# [WORK INSTRUCTIONS]
Count the lines below that contain the word "React", and reply with only that number.
------ SUPPLIED DATA
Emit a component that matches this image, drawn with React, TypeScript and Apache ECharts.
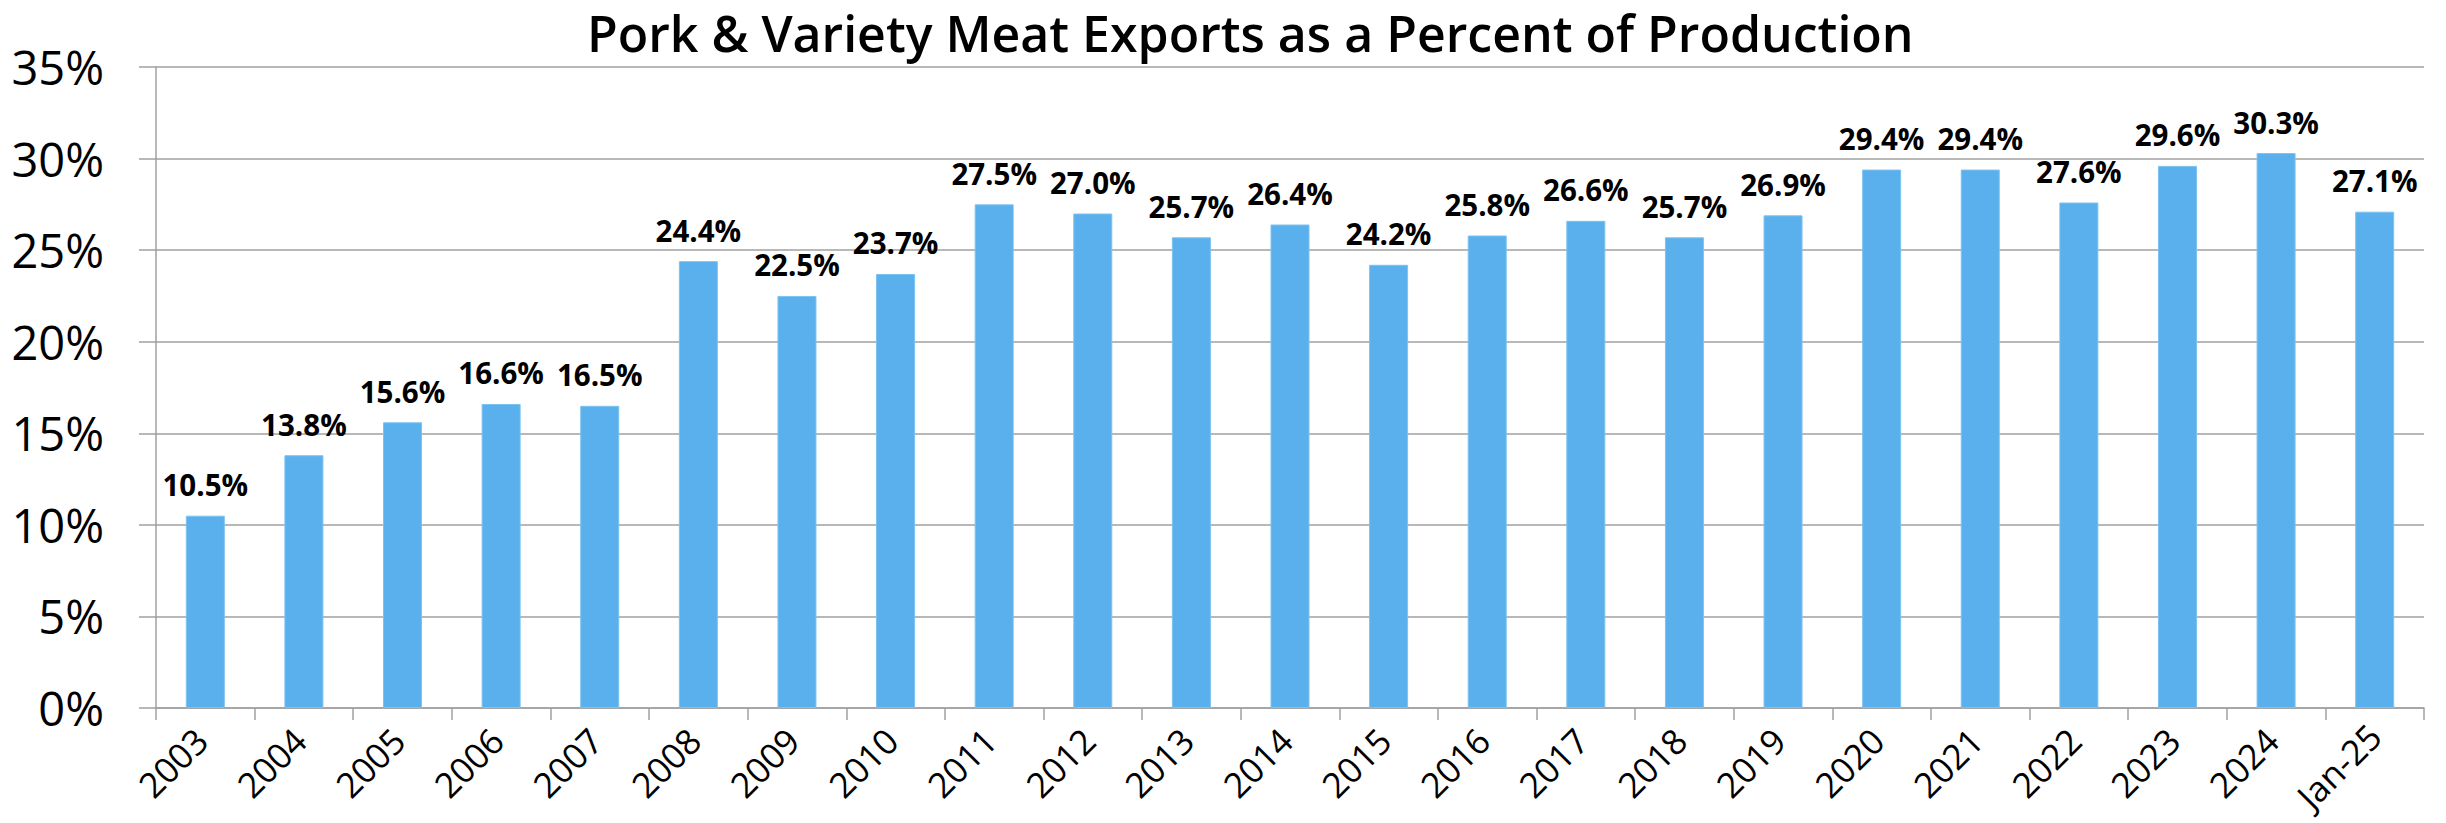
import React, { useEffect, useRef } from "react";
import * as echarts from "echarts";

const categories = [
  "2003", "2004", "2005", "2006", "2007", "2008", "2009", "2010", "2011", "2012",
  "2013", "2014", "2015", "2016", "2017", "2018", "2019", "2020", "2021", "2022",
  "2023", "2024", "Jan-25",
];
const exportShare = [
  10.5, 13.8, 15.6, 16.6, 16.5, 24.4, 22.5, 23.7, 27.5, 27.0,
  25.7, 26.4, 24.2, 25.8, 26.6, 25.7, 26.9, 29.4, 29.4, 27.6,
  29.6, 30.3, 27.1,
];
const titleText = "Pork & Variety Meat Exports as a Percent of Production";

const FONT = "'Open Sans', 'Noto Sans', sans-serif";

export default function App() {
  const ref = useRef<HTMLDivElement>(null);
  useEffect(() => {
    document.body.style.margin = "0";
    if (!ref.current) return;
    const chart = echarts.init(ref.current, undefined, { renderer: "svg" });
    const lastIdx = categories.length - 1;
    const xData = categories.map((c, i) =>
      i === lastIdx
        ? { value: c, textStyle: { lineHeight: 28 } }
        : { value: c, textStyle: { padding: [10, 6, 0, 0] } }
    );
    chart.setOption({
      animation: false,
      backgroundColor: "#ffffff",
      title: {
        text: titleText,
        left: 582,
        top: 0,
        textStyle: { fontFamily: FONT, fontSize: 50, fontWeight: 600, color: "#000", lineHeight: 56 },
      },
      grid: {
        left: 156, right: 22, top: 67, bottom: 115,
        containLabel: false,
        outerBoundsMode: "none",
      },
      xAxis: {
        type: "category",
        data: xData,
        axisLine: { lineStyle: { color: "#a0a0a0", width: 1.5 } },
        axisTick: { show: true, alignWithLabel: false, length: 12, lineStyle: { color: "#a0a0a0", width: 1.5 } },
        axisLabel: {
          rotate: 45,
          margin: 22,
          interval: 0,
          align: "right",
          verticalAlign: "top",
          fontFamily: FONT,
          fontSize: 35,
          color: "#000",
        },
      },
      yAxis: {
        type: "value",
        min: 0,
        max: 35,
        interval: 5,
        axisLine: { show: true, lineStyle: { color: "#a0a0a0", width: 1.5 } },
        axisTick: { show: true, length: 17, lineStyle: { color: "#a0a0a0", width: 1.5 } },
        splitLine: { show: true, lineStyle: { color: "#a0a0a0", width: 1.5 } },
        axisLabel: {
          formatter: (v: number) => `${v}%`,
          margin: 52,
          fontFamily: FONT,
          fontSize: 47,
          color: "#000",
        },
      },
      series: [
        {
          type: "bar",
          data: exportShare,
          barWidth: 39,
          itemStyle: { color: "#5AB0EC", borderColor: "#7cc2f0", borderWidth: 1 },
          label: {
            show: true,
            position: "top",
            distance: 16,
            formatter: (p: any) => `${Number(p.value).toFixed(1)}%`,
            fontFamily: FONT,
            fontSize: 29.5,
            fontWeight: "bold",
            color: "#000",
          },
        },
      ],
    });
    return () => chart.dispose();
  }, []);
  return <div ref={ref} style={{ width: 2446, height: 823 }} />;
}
------------
# [TASK ANSWER]
2